Vincent The DogLocated in the heart of Carlton at 348 Drummond Street, Vincent the Dog is my coffee shop of choice during the week when I’m on my way to work and need a caffeine fix. I go there every week day morning except for Tuesdays when they’re closed. The staff at Vincent the Dog are so welcoming and go out of their way to provide a great service. Not only that but I love their coffee.

The coffee shop itself is really quite small but the owners appear to have gone to a lot of trouble to get it right. The entrance isn’t all that exciting but once you enter the interior is light and airy. The fixtures consist of polished wood and include a delightful painting of a dog which takes pride of place on the wall.
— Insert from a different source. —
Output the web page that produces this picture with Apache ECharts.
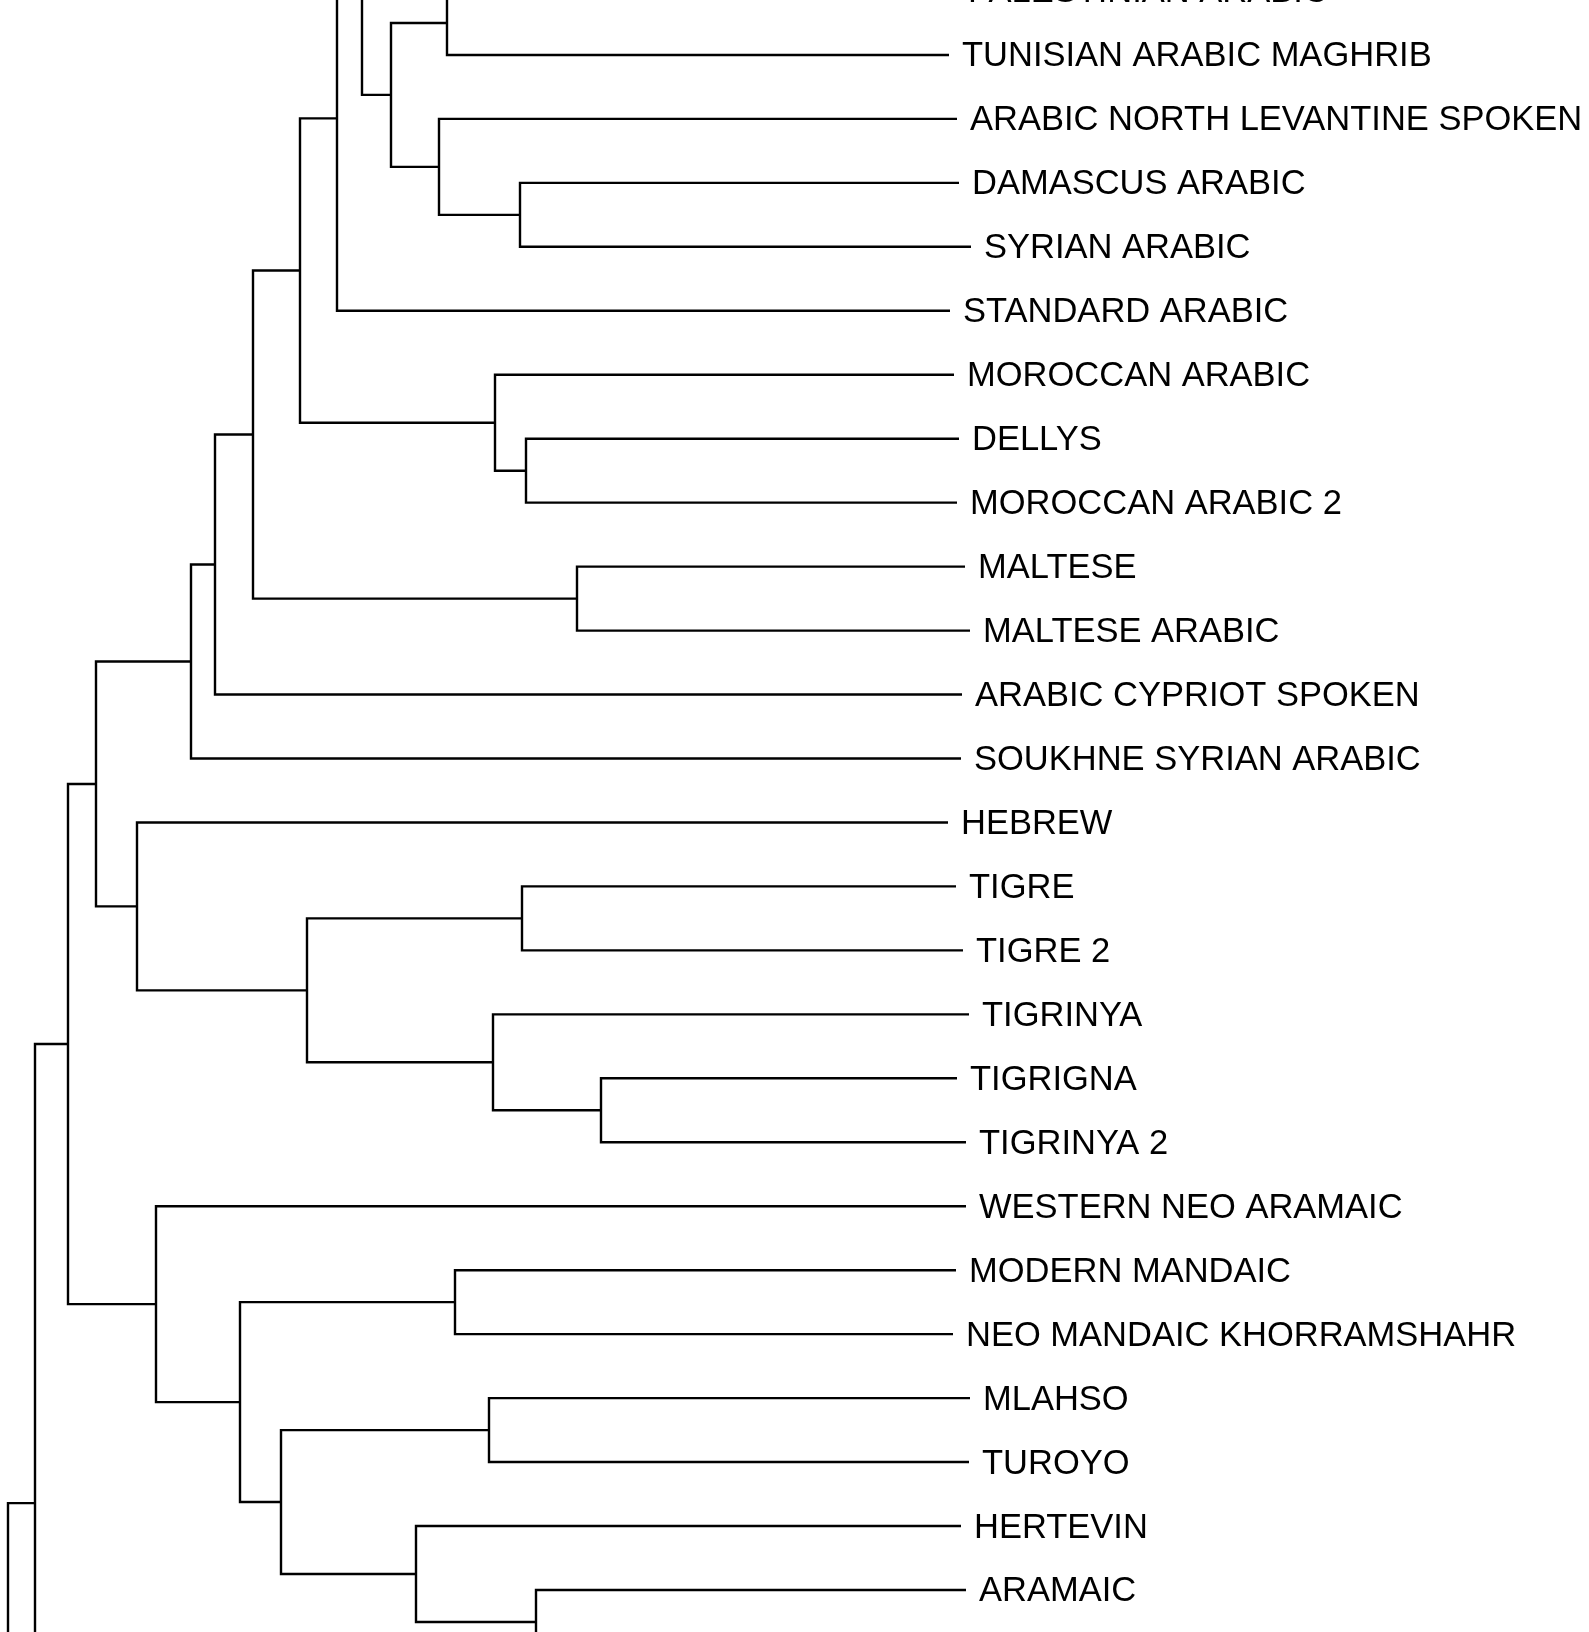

Once inside there are 2 large, rectangular tables in the middle of the room. These tables have been placed back to back and are surrounded by a total of 9 small, wooden stools. These stools are a perfect complement to the bulk of the table. In the middle of the table is a large vase which invariably contains a tall, floral display. As well as that, there are usually 6 or so bottles of water plus lots of glasses so that you can help yourself to the water whenever you want. The table also normally includes two or three copies of today’s edition of The Age and The Australian.

The lighting is modern and tasteful. The background music is always exactly that with the genre of music they play ranging from rnb to smooth jazz. The overall effect is to create an atmosphere which is warm and inviting. The customer is encouraged to linger over a coffee or two whilst reading a newspaper or chatting to friends.

Vincent the Dog is named after Vincent who is the owner and barista. Vincent is the consummate latte artist and has elevated making a coffee to an art form. His coffees are always designed for a purpose with that purpose being to present you the consumer with a thing of beauty both visually and via your taste buds.